SUPPLIED INFORMATION »
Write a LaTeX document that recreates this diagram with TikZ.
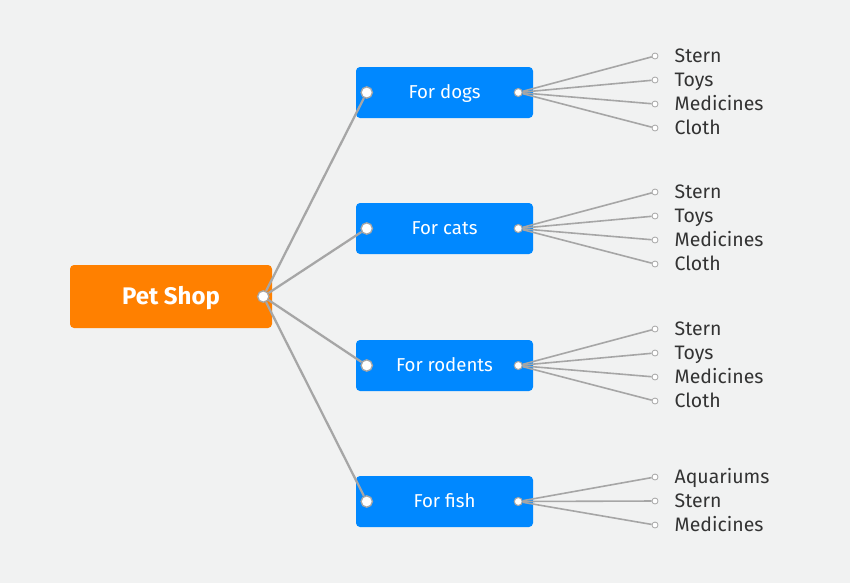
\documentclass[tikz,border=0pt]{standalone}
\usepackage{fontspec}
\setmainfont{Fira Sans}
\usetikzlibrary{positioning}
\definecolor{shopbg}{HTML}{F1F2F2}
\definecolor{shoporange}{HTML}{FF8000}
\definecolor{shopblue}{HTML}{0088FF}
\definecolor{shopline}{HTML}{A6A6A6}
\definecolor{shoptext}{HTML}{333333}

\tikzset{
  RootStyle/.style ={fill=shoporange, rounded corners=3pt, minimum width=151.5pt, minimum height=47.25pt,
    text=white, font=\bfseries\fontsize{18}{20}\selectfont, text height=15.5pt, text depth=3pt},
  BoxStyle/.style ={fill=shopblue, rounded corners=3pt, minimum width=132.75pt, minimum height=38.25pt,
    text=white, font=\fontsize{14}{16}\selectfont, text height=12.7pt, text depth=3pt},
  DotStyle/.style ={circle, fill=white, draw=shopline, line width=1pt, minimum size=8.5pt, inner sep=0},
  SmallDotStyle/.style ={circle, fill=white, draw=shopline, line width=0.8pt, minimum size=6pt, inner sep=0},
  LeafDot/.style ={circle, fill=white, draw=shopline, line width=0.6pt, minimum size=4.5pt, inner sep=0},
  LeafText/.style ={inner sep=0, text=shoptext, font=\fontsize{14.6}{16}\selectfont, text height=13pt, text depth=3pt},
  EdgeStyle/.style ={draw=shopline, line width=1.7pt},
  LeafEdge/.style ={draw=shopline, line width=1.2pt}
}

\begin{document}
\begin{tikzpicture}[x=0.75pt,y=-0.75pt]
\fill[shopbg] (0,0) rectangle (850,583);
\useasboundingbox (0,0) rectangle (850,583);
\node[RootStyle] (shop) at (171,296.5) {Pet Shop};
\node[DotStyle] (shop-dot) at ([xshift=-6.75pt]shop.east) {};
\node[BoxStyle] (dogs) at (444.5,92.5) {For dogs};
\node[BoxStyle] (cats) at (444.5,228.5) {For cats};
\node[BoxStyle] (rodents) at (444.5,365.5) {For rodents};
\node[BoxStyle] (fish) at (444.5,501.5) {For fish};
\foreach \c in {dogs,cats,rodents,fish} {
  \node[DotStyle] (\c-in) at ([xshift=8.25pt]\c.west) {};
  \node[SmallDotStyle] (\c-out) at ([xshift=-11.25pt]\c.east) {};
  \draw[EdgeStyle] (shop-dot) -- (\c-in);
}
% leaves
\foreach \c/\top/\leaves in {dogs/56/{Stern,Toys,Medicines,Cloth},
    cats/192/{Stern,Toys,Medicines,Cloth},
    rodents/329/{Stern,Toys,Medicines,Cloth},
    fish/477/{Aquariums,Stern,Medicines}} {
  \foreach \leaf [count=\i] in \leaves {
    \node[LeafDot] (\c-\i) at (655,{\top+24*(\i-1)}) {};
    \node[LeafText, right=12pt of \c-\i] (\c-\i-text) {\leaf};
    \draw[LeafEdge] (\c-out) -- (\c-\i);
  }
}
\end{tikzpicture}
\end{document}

TASK GOAL »
In your copy, leave out the pictures and reproduce the material above exactly.

RESPONSE TO THE EXERCISE »
Write a LaTeX document that recreates this diagram with TikZ.
\documentclass[tikz,border=0pt]{standalone}
\usepackage{fontspec}
\setmainfont{Fira Sans}
\usetikzlibrary{positioning}
\definecolor{shopbg}{HTML}{F1F2F2}
\definecolor{shoporange}{HTML}{FF8000}
\definecolor{shopblue}{HTML}{0088FF}
\definecolor{shopline}{HTML}{A6A6A6}
\definecolor{shoptext}{HTML}{333333}

\tikzset{
  RootStyle/.style ={fill=shoporange, rounded corners=3pt, minimum width=151.5pt, minimum height=47.25pt,
    text=white, font=\bfseries\fontsize{18}{20}\selectfont, text height=15.5pt, text depth=3pt},
  BoxStyle/.style ={fill=shopblue, rounded corners=3pt, minimum width=132.75pt, minimum height=38.25pt,
    text=white, font=\fontsize{14}{16}\selectfont, text height=12.7pt, text depth=3pt},
  DotStyle/.style ={circle, fill=white, draw=shopline, line width=1pt, minimum size=8.5pt, inner sep=0},
  SmallDotStyle/.style ={circle, fill=white, draw=shopline, line width=0.8pt, minimum size=6pt, inner sep=0},
  LeafDot/.style ={circle, fill=white, draw=shopline, line width=0.6pt, minimum size=4.5pt, inner sep=0},
  LeafText/.style ={inner sep=0, text=shoptext, font=\fontsize{14.6}{16}\selectfont, text height=13pt, text depth=3pt},
  EdgeStyle/.style ={draw=shopline, line width=1.7pt},
  LeafEdge/.style ={draw=shopline, line width=1.2pt}
}

\begin{document}
\begin{tikzpicture}[x=0.75pt,y=-0.75pt]
\fill[shopbg] (0,0) rectangle (850,583);
\useasboundingbox (0,0) rectangle (850,583);
\node[RootStyle] (shop) at (171,296.5) {Pet Shop};
\node[DotStyle] (shop-dot) at ([xshift=-6.75pt]shop.east) {};
\node[BoxStyle] (dogs) at (444.5,92.5) {For dogs};
\node[BoxStyle] (cats) at (444.5,228.5) {For cats};
\node[BoxStyle] (rodents) at (444.5,365.5) {For rodents};
\node[BoxStyle] (fish) at (444.5,501.5) {For fish};
\foreach \c in {dogs,cats,rodents,fish} {
  \node[DotStyle] (\c-in) at ([xshift=8.25pt]\c.west) {};
  \node[SmallDotStyle] (\c-out) at ([xshift=-11.25pt]\c.east) {};
  \draw[EdgeStyle] (shop-dot) -- (\c-in);
}
% leaves
\foreach \c/\top/\leaves in {dogs/56/{Stern,Toys,Medicines,Cloth},
    cats/192/{Stern,Toys,Medicines,Cloth},
    rodents/329/{Stern,Toys,Medicines,Cloth},
    fish/477/{Aquariums,Stern,Medicines}} {
  \foreach \leaf [count=\i] in \leaves {
    \node[LeafDot] (\c-\i) at (655,{\top+24*(\i-1)}) {};
    \node[LeafText, right=12pt of \c-\i] (\c-\i-text) {\leaf};
    \draw[LeafEdge] (\c-out) -- (\c-\i);
  }
}
\end{tikzpicture}
\end{document}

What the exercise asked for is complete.